Quote every line below exactly and skip any picture.

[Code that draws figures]
________________
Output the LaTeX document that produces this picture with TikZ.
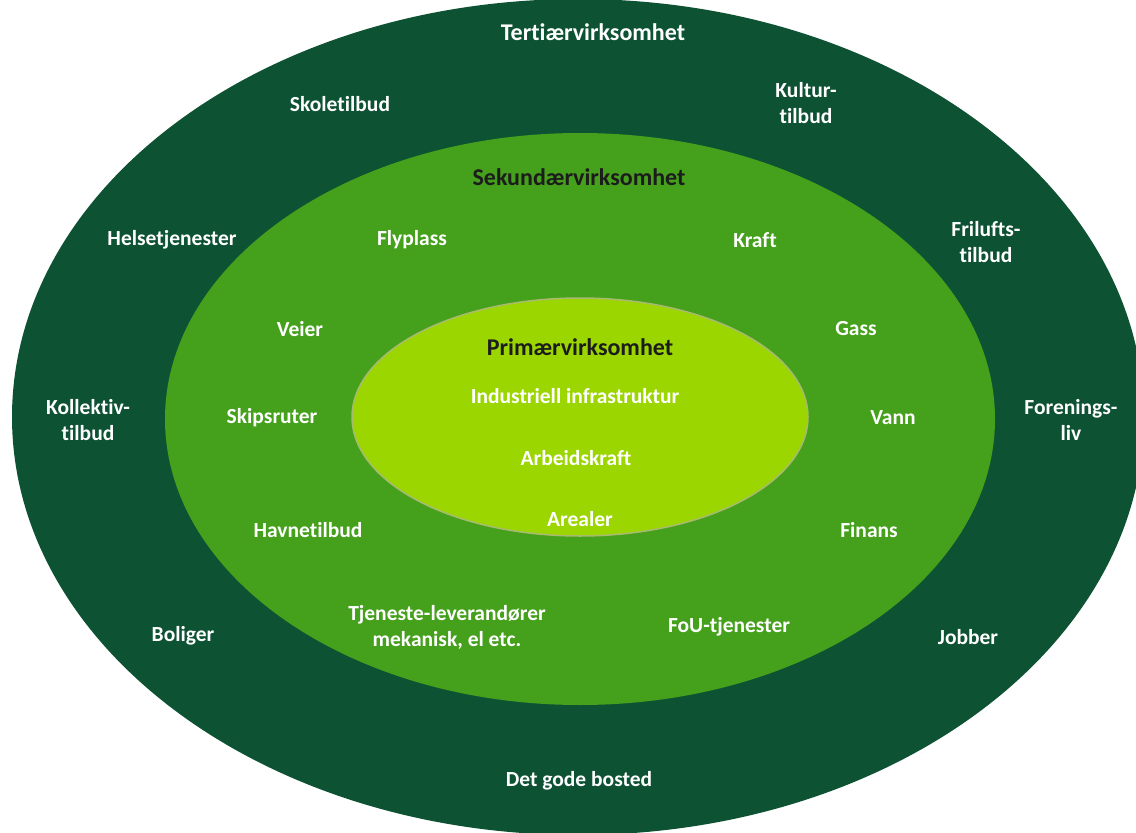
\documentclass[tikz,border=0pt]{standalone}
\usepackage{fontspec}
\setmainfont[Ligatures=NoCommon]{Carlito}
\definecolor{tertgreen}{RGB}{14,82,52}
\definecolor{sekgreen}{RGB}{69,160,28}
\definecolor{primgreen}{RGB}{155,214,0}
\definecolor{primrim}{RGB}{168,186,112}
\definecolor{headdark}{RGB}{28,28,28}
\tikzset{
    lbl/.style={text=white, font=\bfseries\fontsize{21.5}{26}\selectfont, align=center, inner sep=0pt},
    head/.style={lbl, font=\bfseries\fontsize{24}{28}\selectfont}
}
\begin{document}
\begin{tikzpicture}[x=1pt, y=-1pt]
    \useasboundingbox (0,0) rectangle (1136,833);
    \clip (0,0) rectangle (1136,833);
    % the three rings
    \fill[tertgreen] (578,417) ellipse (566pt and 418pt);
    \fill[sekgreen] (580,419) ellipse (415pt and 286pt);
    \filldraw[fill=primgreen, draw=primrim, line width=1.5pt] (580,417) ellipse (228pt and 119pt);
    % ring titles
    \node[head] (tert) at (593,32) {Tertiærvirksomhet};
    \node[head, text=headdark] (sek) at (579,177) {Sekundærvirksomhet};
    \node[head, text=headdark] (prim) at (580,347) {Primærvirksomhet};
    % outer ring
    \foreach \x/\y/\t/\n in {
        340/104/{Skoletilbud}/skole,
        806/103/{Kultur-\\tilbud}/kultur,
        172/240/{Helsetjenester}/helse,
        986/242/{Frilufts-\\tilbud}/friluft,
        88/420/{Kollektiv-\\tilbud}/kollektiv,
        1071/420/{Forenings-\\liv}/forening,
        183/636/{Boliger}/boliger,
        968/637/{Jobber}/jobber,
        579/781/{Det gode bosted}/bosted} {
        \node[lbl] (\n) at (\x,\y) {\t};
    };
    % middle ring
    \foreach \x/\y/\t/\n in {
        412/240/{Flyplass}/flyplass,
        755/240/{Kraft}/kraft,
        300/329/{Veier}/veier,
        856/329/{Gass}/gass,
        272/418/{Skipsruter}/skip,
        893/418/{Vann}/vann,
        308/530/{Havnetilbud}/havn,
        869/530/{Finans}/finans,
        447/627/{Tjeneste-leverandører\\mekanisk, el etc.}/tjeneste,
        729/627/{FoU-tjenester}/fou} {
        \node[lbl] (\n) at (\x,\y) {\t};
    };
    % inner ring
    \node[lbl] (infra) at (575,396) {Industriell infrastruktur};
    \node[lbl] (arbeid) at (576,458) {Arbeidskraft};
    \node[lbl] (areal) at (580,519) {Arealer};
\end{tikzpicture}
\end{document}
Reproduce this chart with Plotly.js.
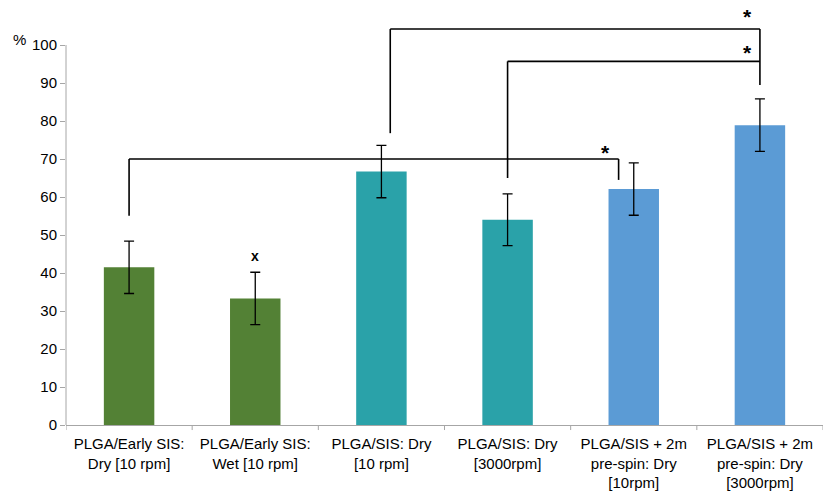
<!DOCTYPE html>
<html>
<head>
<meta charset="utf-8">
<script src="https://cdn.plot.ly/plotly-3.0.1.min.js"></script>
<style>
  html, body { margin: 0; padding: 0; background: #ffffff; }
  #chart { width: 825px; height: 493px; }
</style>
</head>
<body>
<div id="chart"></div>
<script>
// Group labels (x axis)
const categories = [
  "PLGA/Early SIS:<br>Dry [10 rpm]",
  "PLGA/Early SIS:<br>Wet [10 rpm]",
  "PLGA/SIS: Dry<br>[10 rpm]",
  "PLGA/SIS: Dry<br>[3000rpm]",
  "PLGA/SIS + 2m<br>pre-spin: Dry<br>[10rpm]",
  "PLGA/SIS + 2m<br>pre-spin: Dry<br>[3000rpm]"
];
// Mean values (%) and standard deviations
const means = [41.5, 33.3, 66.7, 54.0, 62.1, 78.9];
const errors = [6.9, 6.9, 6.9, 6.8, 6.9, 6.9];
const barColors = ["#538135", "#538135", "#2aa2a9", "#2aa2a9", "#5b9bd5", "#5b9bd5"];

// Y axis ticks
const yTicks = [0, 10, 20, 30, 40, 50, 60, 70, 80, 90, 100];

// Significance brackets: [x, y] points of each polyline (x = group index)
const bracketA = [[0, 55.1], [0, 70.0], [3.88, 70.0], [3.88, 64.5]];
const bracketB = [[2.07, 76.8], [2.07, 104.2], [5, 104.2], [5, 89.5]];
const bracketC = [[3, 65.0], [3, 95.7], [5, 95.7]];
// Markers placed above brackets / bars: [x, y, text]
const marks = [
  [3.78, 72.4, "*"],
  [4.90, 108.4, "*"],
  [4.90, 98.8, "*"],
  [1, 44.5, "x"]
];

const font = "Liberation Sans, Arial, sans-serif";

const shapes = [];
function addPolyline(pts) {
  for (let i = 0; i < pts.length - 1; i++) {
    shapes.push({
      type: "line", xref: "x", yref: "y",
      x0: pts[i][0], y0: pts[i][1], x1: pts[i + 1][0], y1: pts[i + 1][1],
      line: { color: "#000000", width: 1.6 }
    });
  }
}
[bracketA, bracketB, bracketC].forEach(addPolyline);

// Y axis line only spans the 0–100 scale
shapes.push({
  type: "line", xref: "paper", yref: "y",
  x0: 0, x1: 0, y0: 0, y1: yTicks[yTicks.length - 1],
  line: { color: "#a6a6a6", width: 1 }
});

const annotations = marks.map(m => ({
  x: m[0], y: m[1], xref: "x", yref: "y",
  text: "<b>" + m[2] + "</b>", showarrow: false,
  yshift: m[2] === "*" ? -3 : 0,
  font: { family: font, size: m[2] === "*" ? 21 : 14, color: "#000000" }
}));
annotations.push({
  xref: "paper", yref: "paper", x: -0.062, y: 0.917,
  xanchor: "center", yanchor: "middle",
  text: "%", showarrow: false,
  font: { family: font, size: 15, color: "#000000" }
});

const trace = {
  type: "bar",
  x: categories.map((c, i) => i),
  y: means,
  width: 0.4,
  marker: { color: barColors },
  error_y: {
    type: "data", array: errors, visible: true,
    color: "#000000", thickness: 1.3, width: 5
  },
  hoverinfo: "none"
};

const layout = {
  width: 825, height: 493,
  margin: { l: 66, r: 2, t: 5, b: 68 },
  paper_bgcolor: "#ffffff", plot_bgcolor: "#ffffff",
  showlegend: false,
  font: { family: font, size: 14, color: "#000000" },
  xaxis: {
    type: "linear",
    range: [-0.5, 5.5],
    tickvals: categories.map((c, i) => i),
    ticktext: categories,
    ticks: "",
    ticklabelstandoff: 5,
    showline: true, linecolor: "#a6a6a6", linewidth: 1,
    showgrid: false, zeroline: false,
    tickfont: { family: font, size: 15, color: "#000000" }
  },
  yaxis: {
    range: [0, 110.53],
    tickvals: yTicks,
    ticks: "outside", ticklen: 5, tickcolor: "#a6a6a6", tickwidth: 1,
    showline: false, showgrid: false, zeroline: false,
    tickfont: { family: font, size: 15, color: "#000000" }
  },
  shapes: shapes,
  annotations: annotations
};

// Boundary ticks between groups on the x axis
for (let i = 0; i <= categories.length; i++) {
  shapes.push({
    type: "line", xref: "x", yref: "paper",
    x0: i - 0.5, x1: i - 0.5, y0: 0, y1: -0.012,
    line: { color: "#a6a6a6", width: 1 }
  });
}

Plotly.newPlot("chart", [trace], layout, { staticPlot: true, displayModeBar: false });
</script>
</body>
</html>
________________
Completed task
Output the LaTeX document that produces this picture with TikZ.
\documentclass[tikz,border=0pt]{standalone}
\usepackage{fontspec}
\setmainfont[Ligatures=NoCommon]{Carlito}
\definecolor{tertgreen}{RGB}{14,82,52}
\definecolor{sekgreen}{RGB}{69,160,28}
\definecolor{primgreen}{RGB}{155,214,0}
\definecolor{primrim}{RGB}{168,186,112}
\definecolor{headdark}{RGB}{28,28,28}
\tikzset{
    lbl/.style={text=white, font=\bfseries\fontsize{21.5}{26}\selectfont, align=center, inner sep=0pt},
    head/.style={lbl, font=\bfseries\fontsize{24}{28}\selectfont}
}
\begin{document}
\begin{tikzpicture}[x=1pt, y=-1pt]
    \useasboundingbox (0,0) rectangle (1136,833);
    \clip (0,0) rectangle (1136,833);
    % the three rings
    \fill[tertgreen] (578,417) ellipse (566pt and 418pt);
    \fill[sekgreen] (580,419) ellipse (415pt and 286pt);
    \filldraw[fill=primgreen, draw=primrim, line width=1.5pt] (580,417) ellipse (228pt and 119pt);
    % ring titles
    \node[head] (tert) at (593,32) {Tertiærvirksomhet};
    \node[head, text=headdark] (sek) at (579,177) {Sekundærvirksomhet};
    \node[head, text=headdark] (prim) at (580,347) {Primærvirksomhet};
    % outer ring
    \foreach \x/\y/\t/\n in {
        340/104/{Skoletilbud}/skole,
        806/103/{Kultur-\\tilbud}/kultur,
        172/240/{Helsetjenester}/helse,
        986/242/{Frilufts-\\tilbud}/friluft,
        88/420/{Kollektiv-\\tilbud}/kollektiv,
        1071/420/{Forenings-\\liv}/forening,
        183/636/{Boliger}/boliger,
        968/637/{Jobber}/jobber,
        579/781/{Det gode bosted}/bosted} {
        \node[lbl] (\n) at (\x,\y) {\t};
    };
    % middle ring
    \foreach \x/\y/\t/\n in {
        412/240/{Flyplass}/flyplass,
        755/240/{Kraft}/kraft,
        300/329/{Veier}/veier,
        856/329/{Gass}/gass,
        272/418/{Skipsruter}/skip,
        893/418/{Vann}/vann,
        308/530/{Havnetilbud}/havn,
        869/530/{Finans}/finans,
        447/627/{Tjeneste-leverandører\\mekanisk, el etc.}/tjeneste,
        729/627/{FoU-tjenester}/fou} {
        \node[lbl] (\n) at (\x,\y) {\t};
    };
    % inner ring
    \node[lbl] (infra) at (575,396) {Industriell infrastruktur};
    \node[lbl] (arbeid) at (576,458) {Arbeidskraft};
    \node[lbl] (areal) at (580,519) {Arealer};
\end{tikzpicture}
\end{document}
Reproduce this chart with Plotly.js.
<!DOCTYPE html>
<html>
<head>
<meta charset="utf-8">
<script src="https://cdn.plot.ly/plotly-3.0.1.min.js"></script>
<style>
  html, body { margin: 0; padding: 0; background: #ffffff; }
  #chart { width: 825px; height: 493px; }
</style>
</head>
<body>
<div id="chart"></div>
<script>
// Group labels (x axis)
const categories = [
  "PLGA/Early SIS:<br>Dry [10 rpm]",
  "PLGA/Early SIS:<br>Wet [10 rpm]",
  "PLGA/SIS: Dry<br>[10 rpm]",
  "PLGA/SIS: Dry<br>[3000rpm]",
  "PLGA/SIS + 2m<br>pre-spin: Dry<br>[10rpm]",
  "PLGA/SIS + 2m<br>pre-spin: Dry<br>[3000rpm]"
];
// Mean values (%) and standard deviations
const means = [41.5, 33.3, 66.7, 54.0, 62.1, 78.9];
const errors = [6.9, 6.9, 6.9, 6.8, 6.9, 6.9];
const barColors = ["#538135", "#538135", "#2aa2a9", "#2aa2a9", "#5b9bd5", "#5b9bd5"];

// Y axis ticks
const yTicks = [0, 10, 20, 30, 40, 50, 60, 70, 80, 90, 100];

// Significance brackets: [x, y] points of each polyline (x = group index)
const bracketA = [[0, 55.1], [0, 70.0], [3.88, 70.0], [3.88, 64.5]];
const bracketB = [[2.07, 76.8], [2.07, 104.2], [5, 104.2], [5, 89.5]];
const bracketC = [[3, 65.0], [3, 95.7], [5, 95.7]];
// Markers placed above brackets / bars: [x, y, text]
const marks = [
  [3.78, 72.4, "*"],
  [4.90, 108.4, "*"],
  [4.90, 98.8, "*"],
  [1, 44.5, "x"]
];

const font = "Liberation Sans, Arial, sans-serif";

const shapes = [];
function addPolyline(pts) {
  for (let i = 0; i < pts.length - 1; i++) {
    shapes.push({
      type: "line", xref: "x", yref: "y",
      x0: pts[i][0], y0: pts[i][1], x1: pts[i + 1][0], y1: pts[i + 1][1],
      line: { color: "#000000", width: 1.6 }
    });
  }
}
[bracketA, bracketB, bracketC].forEach(addPolyline);

// Y axis line only spans the 0–100 scale
shapes.push({
  type: "line", xref: "paper", yref: "y",
  x0: 0, x1: 0, y0: 0, y1: yTicks[yTicks.length - 1],
  line: { color: "#a6a6a6", width: 1 }
});

const annotations = marks.map(m => ({
  x: m[0], y: m[1], xref: "x", yref: "y",
  text: "<b>" + m[2] + "</b>", showarrow: false,
  yshift: m[2] === "*" ? -3 : 0,
  font: { family: font, size: m[2] === "*" ? 21 : 14, color: "#000000" }
}));
annotations.push({
  xref: "paper", yref: "paper", x: -0.062, y: 0.917,
  xanchor: "center", yanchor: "middle",
  text: "%", showarrow: false,
  font: { family: font, size: 15, color: "#000000" }
});

const trace = {
  type: "bar",
  x: categories.map((c, i) => i),
  y: means,
  width: 0.4,
  marker: { color: barColors },
  error_y: {
    type: "data", array: errors, visible: true,
    color: "#000000", thickness: 1.3, width: 5
  },
  hoverinfo: "none"
};

const layout = {
  width: 825, height: 493,
  margin: { l: 66, r: 2, t: 5, b: 68 },
  paper_bgcolor: "#ffffff", plot_bgcolor: "#ffffff",
  showlegend: false,
  font: { family: font, size: 14, color: "#000000" },
  xaxis: {
    type: "linear",
    range: [-0.5, 5.5],
    tickvals: categories.map((c, i) => i),
    ticktext: categories,
    ticks: "",
    ticklabelstandoff: 5,
    showline: true, linecolor: "#a6a6a6", linewidth: 1,
    showgrid: false, zeroline: false,
    tickfont: { family: font, size: 15, color: "#000000" }
  },
  yaxis: {
    range: [0, 110.53],
    tickvals: yTicks,
    ticks: "outside", ticklen: 5, tickcolor: "#a6a6a6", tickwidth: 1,
    showline: false, showgrid: false, zeroline: false,
    tickfont: { family: font, size: 15, color: "#000000" }
  },
  shapes: shapes,
  annotations: annotations
};

// Boundary ticks between groups on the x axis
for (let i = 0; i <= categories.length; i++) {
  shapes.push({
    type: "line", xref: "x", yref: "paper",
    x0: i - 0.5, x1: i - 0.5, y0: 0, y1: -0.012,
    line: { color: "#a6a6a6", width: 1 }
  });
}

Plotly.newPlot("chart", [trace], layout, { staticPlot: true, displayModeBar: false });
</script>
</body>
</html>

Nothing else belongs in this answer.